Study finds calorie restriction slows aging in mice

A new study recently detailed in Molecular & Cellular Proteomics has found that calorie restriction may slow cellular aging, a conclusion that isn't entirely new — we've seen studies over the past handful of years that detail similar findings. In particular, calorie restriction appears to positively impact ribosomes, the so-called protein-maker of a cell. Slowing down ribosome production lends more time for repair, and, it turns out, slowing down production is as simple as eating less.

The study's senior author John Price of Brigham Young University went on to say, "The ribosome is a very complex machine, sort of like your car, and it periodically needs maintenance to replace the parts that wear out the fastest. When tires wear out, you don't throw the whole car away and buy new ones. It's cheaper to replace the tires."

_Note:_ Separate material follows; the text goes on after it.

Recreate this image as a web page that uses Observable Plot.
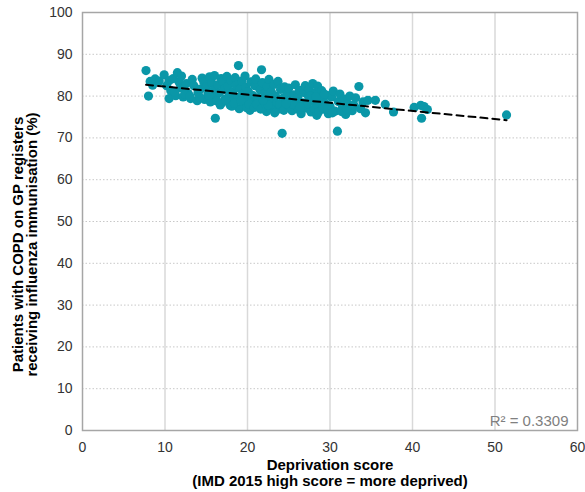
<!DOCTYPE html>
<html>
<head>
<meta charset="utf-8">
<script src="https://cdn.jsdelivr.net/npm/d3@7"></script>
<script src="https://cdn.jsdelivr.net/npm/@observablehq/plot@0.6"></script>
<style>
  html, body { margin: 0; padding: 0; background: #fff; }
  #chart { width: 585px; height: 492px; }
</style>
</head>
<body>
<div id="chart"></div>
<script>
// Deprivation score (IMD 2015) per practice
const depScore = [
  7.7, 8.0, 8.2, 8.5, 8.8, 9.3, 9.9, 10.2, 10.5, 10.7, 10.5, 11.0, 11.3, 11.5, 11.7, 11.9, 12.0, 12.3, 12.2,
  12.6, 12.8, 13.1, 13.3, 13.5, 13.9, 14.0, 14.3, 14.5, 14.7, 14.8, 15.0, 15.2, 15.4, 15.5, 15.7, 15.9, 16.0, 16.1, 16.2, 16.4, 16.6, 16.8, 16.9, 17.0,
  17.2, 17.3, 17.5, 17.6, 17.8, 17.9, 18.0, 18.2, 18.3, 18.5, 18.6, 18.8, 18.9, 19.0, 19.1, 19.3, 19.4, 19.6, 19.7, 19.8, 20.0, 20.1, 20.3, 20.4, 20.6, 20.7, 20.9, 21.0, 21.2, 21.3,
  21.5, 21.7, 21.8, 22.0, 22.1, 22.3, 22.4, 22.6, 22.7, 22.9, 23.0, 23.2, 23.4, 23.5, 23.7, 23.8, 24.0, 24.2, 24.3, 24.5, 24.6, 24.8, 25.0,
  25.2, 25.4, 25.6, 25.8, 26.0, 26.1, 26.3, 26.5, 26.7, 26.9, 27.0, 27.2, 27.4, 27.5, 27.7, 27.9, 28.0, 28.2, 28.4, 28.5, 28.7, 28.9, 29.0, 29.2, 29.4, 29.6, 29.8, 30.0,
  30.2, 30.4, 30.6, 30.9, 31.0, 31.2, 31.5, 31.7, 31.9, 32.2, 32.4, 32.7, 32.9, 33.1, 33.5, 33.7, 34.0, 34.3, 34.6,
  35.5, 36.7, 37.7, 40.2, 41.0, 41.4, 41.8, 41.1, 51.4,
  14.2, 15.3, 16.3, 16.7, 17.4, 18.1, 18.4, 19.2, 19.9, 20.2, 20.8, 21.1, 21.6, 22.2, 22.8, 23.3, 23.9, 24.4, 25.1, 25.5,
  26.2, 26.8, 27.3, 28.1, 28.6, 29.1, 29.7, 30.3, 31.4, 32.0, 12.4, 13.0, 11.2, 27.6, 28.3, 29.3, 26.4, 24.7, 22.5, 21.9
];
// % of COPD patients receiving influenza immunisation
const fluPct = [
  86.1, 80.0, 83.5, 82.6, 84.1, 83.6, 85.1, 82.5, 83.7, 81.3, 79.4, 84.2, 80.1, 85.6, 83.4, 82.0, 84.8, 81.7, 79.8,
  83.0, 80.6, 79.4, 84.0, 82.5, 78.9, 80.8, 81.7, 84.3, 83.4, 79.2, 82.2, 80.5, 84.6, 78.6, 83.1, 81.4, 84.9, 74.7, 79.9, 82.7, 80.8, 84.2, 78.4, 83.5,
  81.6, 79.3, 84.7, 82.4, 80.3, 77.8, 83.8, 81.0, 78.9, 84.4, 82.6, 79.7, 87.3, 77.0, 81.8, 83.6, 80.4, 78.2, 84.8, 82.1, 79.3, 81.1, 76.6, 83.4, 80.2, 78.5, 82.5, 84.1, 79.6, 77.4,
  81.5, 86.3, 83.2, 78.6, 80.7, 76.3, 82.3, 84.0, 79.2, 81.0, 77.5, 82.8, 80.0, 78.2, 83.5, 76.9, 81.6, 71.1, 79.5, 82.2, 77.8, 80.6, 81.9,
  78.9, 76.5, 80.3, 82.7, 77.7, 79.6, 81.4, 75.8, 78.4, 80.8, 82.5, 77.1, 79.9, 81.7, 76.2, 83.0, 78.8, 80.7, 75.4, 82.4, 77.6, 79.5, 81.3, 76.9, 78.3, 80.2, 75.8, 77.6,
  79.8, 81.2, 76.4, 71.6, 78.7, 80.5, 77.2, 79.3, 75.6, 78.1, 80.0, 76.5, 77.9, 79.6, 82.3, 77.0, 78.6, 76.0, 79.0,
  79.0, 78.0, 76.2, 77.3, 77.8, 77.5, 76.8, 74.7, 75.5,
  79.8, 80.2, 78.8, 77.9, 79.0, 77.6, 78.3, 78.9, 77.2, 78.0, 77.3, 78.1, 76.9, 78.0, 77.0, 76.0, 78.0, 76.6, 77.5, 78.0,
  76.8, 77.8, 78.2, 77.0, 76.2, 77.2, 76.8, 76.0, 76.3, 77.0, 80.5, 80.0, 81.0, 80.0, 79.8, 80.5, 77.3, 78.2, 77.9, 79.0
];
const xTicks = [0, 10, 20, 30, 40, 50, 60];
const yTicks = [0, 10, 20, 30, 40, 50, 60, 70, 80, 90, 100];
const rSquaredLabel = "R\u00b2 = 0.3309";
const xTitle = "Deprivation score\n(IMD 2015 high score = more deprived)";
const yTitle = "Patients with COPD on GP registers\nreceiving influenza immunisation (%)";

const data = depScore.map((d, i) => ({x: d, y: fluPct[i]}));

const chart = Plot.plot({
  width: 585,
  height: 492,
  marginTop: 12,
  marginRight: 8,
  marginBottom: 62,
  marginLeft: 82,
  style: {fontFamily: "'Liberation Sans', Arial, sans-serif", fontSize: "14px", background: "#fff", overflow: "visible"},
  x: {domain: [0, 60]},
  y: {domain: [0, 100]},
  marks: [
    Plot.gridX(xTicks.slice(1, -1), {stroke: "#d9d9d9", strokeOpacity: 1, strokeWidth: 1.5}),
    Plot.gridY(yTicks.slice(1, -1), {stroke: "#c8c8c8", strokeOpacity: 1, strokeDasharray: "1.5,2"}),
    Plot.frame({stroke: "#a6a6a6", strokeWidth: 1.5}),
    Plot.dot(data, {x: "x", y: "y", r: 4.6, fill: "#0a97a8", stroke: "none"}),
    Plot.linearRegressionY(data, {x: "x", y: "y", ci: 0, stroke: "#000", strokeWidth: 2, strokeDasharray: "7,5"}),
    Plot.axisX(xTicks, {tickSize: 0, tickPadding: 12, label: null, fill: "#333", fontSize: 14}),
    Plot.axisY(yTicks, {tickSize: 0, tickPadding: 10, label: null, fill: "#333", fontSize: 14}),
    Plot.text([rSquaredLabel], {frameAnchor: "bottom-right", dx: -9, dy: -5, fill: "#808080", fontSize: 15, textAnchor: "end", lineAnchor: "bottom"}),
    Plot.text([xTitle], {frameAnchor: "bottom", dy: 28, lineAnchor: "top", lineHeight: 1.07, fontWeight: "bold", fontSize: 15, fill: "#000"}),
    Plot.text([yTitle], {frameAnchor: "left", dx: -57, dy: 23, rotate: -90, textAnchor: "middle", lineHeight: 0.95, fontWeight: "bold", fontSize: 15, fill: "#000"})
  ]
});
document.getElementById("chart").appendChild(chart);
</script>
</body>
</html>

When given a nutrient-dense diet with a 35-percent reduction in calories, lab mice experienced "real biochemical changes that slowed down the rate of aging," according to Price. This was in comparison to a group of lab mice given unlimited food access.

The observed benefits of calorie restriction were numerous, and included decreased incidences of disease, as well as remaining youthful for longer periods of time, boosting the qualities of their (prolonged) life. The mice were also described as being more energetic than their unlimited-eating brethren.

Still, people are advised to keep in mind that calorie restriction won't stop aging forever, nor has it been tested as a way to stave off aging in humans. As always, people are advised to make sensible food choices, and what choices we make may one day be influenced by research like this.